Adapt your solution to work with non-square matrices. You will to:
* pass sizes of matrices to your kernel - as they are non-square so can have different shapes than only N.
* Use this shapes in your kernel to access elements.
* think about iterating through consecutive cached blocks in the for-loop. Make sure to look iterate from the perspective of output matrix.

In [None]:
non_square_kernel = '''
    #define THREAD_INDEX (threadIdx.y * blockDim.x + threadIdx.x)

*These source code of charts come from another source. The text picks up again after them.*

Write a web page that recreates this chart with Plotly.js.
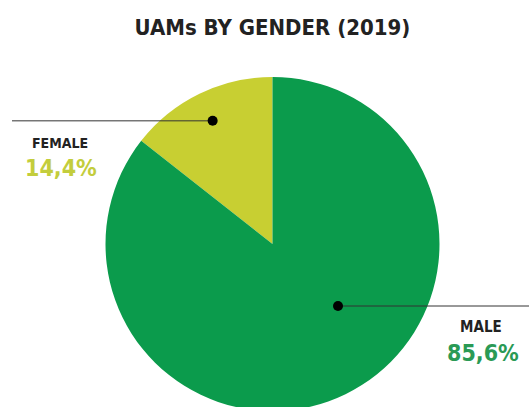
<!DOCTYPE html>
<html><head><meta charset="utf-8">
<script src="https://cdn.plot.ly/plotly-3.0.1.min.js"></script>
<style>html,body{margin:0;padding:0;overflow:hidden;background:#fff}#chart{width:529px;height:420px}</style>
</head><body><div id="chart"></div>
<script>
const labels = ["FEMALE", "MALE"];
const values = [14.4, 85.6];
const valueText = ["14,4%", "85,6%"];
const colors = ["#c8cf32", "#0b9b4c"];
const textColors = ["#c3cd3c", "#2a9a55"];

const W = 529, H = 420;
const cx = 272.5, cy = 244, r = 167;
const px = x => x / W;
const py = y => 1 - y / H;

const total = values.reduce((a, b) => a + b, 0);
const femaleDeg = values[0] / total * 360;
const fMid = (femaleDeg / 2) * Math.PI / 180;
const fDot = [cx - Math.sin(fMid) * r * 0.82, cy - Math.cos(fMid) * r * 0.82];
const mDot = [338, 306];

const shapes = [
  {type: "line", xref: "paper", yref: "paper", x0: px(12), x1: px(fDot[0]), y0: py(fDot[1]), y1: py(fDot[1]), line: {color: "#333", width: 1}},
  {type: "line", xref: "paper", yref: "paper", x0: px(mDot[0]), x1: px(529), y0: py(mDot[1]), y1: py(mDot[1]), line: {color: "#333", width: 1}},
  {type: "circle", xref: "paper", yref: "paper", x0: px(fDot[0] - 5), x1: px(fDot[0] + 5), y0: py(fDot[1] - 5), y1: py(fDot[1] + 5), fillcolor: "#000", line: {width: 0}},
  {type: "circle", xref: "paper", yref: "paper", x0: px(mDot[0] - 5), x1: px(mDot[0] + 5), y0: py(mDot[1] - 5), y1: py(mDot[1] + 5), fillcolor: "#000", line: {width: 0}}
];

const font = "DejaVu Sans Condensed, DejaVu Sans, sans-serif";
const ann = (text, x, y, size, color) => ({text: "<b>" + text + "</b>", x: px(x), y: py(y), xref: "paper", yref: "paper", xanchor: "center", yanchor: "middle", showarrow: false, font: {family: font, size: size, color: color}});
const annotations = [
  ann(labels[0], 60, 143, 14, "#222"),
  ann(valueText[0], 61, 168, 23, textColors[0]),
  ann(labels[1], 481, 327, 15, "#222"),
  ann(valueText[1], 483, 353, 23, textColors[1])
];

Plotly.newPlot("chart", [{
  type: "pie",
  labels: labels,
  values: values,
  sort: false,
  direction: "clockwise",
  rotation: -femaleDeg,
  textinfo: "none",
  hoverinfo: "none",
  marker: {colors: colors, line: {width: 0}},
  domain: {x: [(cx - r) / W, (cx + r) / W], y: [1 - (cy + r) / H, 1 - (cy - r) / H]},
  showlegend: false
}], {
  width: W, height: H,
  margin: {l: 0, r: 0, t: 0, b: 0},
  paper_bgcolor: "#fff",
  title: {text: "<b>UAMs BY GENDER (2019)</b>", x: 0.515, xanchor: "center", y: 1 - 27 / H, yanchor: "middle", font: {family: font, size: 22, color: "#222"}},
  shapes: shapes,
  annotations: annotations
}, {displayModeBar: false, staticPlot: true});
</script></body></html>
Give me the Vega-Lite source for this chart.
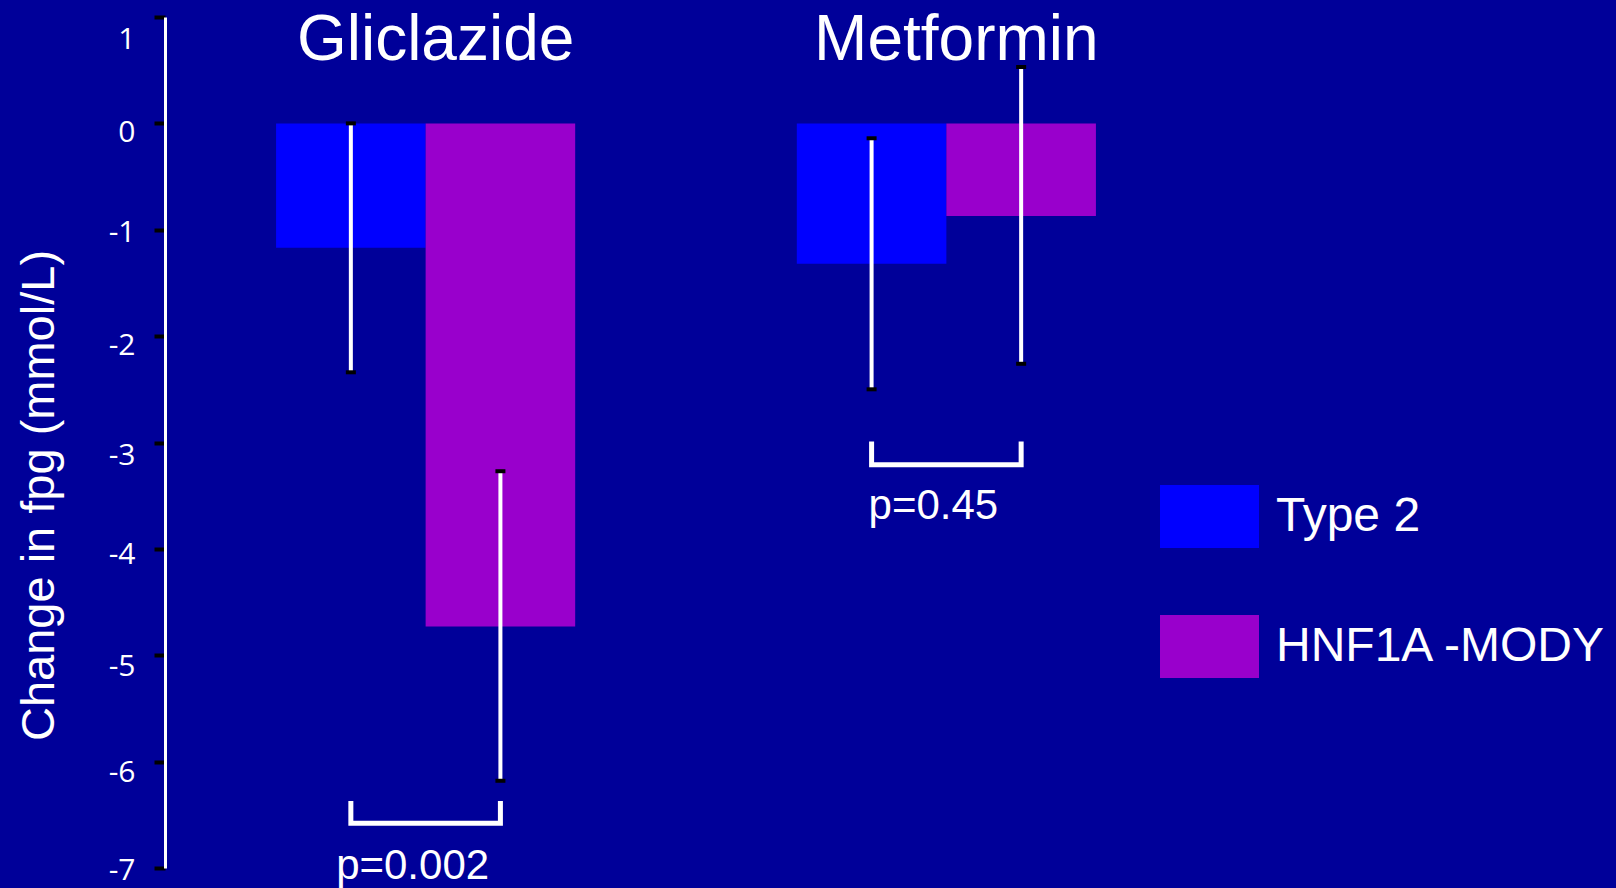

    __global__ void matmul(float *A, float *B, float *C, int M, int N, int P) {
        float sum = 0;
        int2 global_id = make_int2(blockIdx.x * blockDim.x + threadIdx.x,
                                   blockIdx.y * blockDim.y + threadIdx.y);

        extern __shared__ float slm[];
        float *slm_A = &slm[0];
        float *slm_B = &slm[blockDim.x * blockDim.y];
        
        int nr_blocks = (N + blockDim.x - 1) / blockDim.x;

        // your code goes here
    }
'''

A_ = np.random.randn(512, 1024).astype(np.float32)
B_ = np.random.randn(1024, 768).astype(np.float32)
# For non-square matrices, pass M, N, P as kernel arguments
M, N, P = A_.shape[0], A_.shape[1], B_.shape[1]
args = (np.int32(M), np.int32(N), np.int32(P))
gpu_matrix_multiply(A_, B_, 
                    non_square_kernel,
                    (16, 16, 1),
                    2, 100,
                    *args)

Refer to the [solution](matrix_multiplication_solution_slm_non_square.cu) if you get stuck.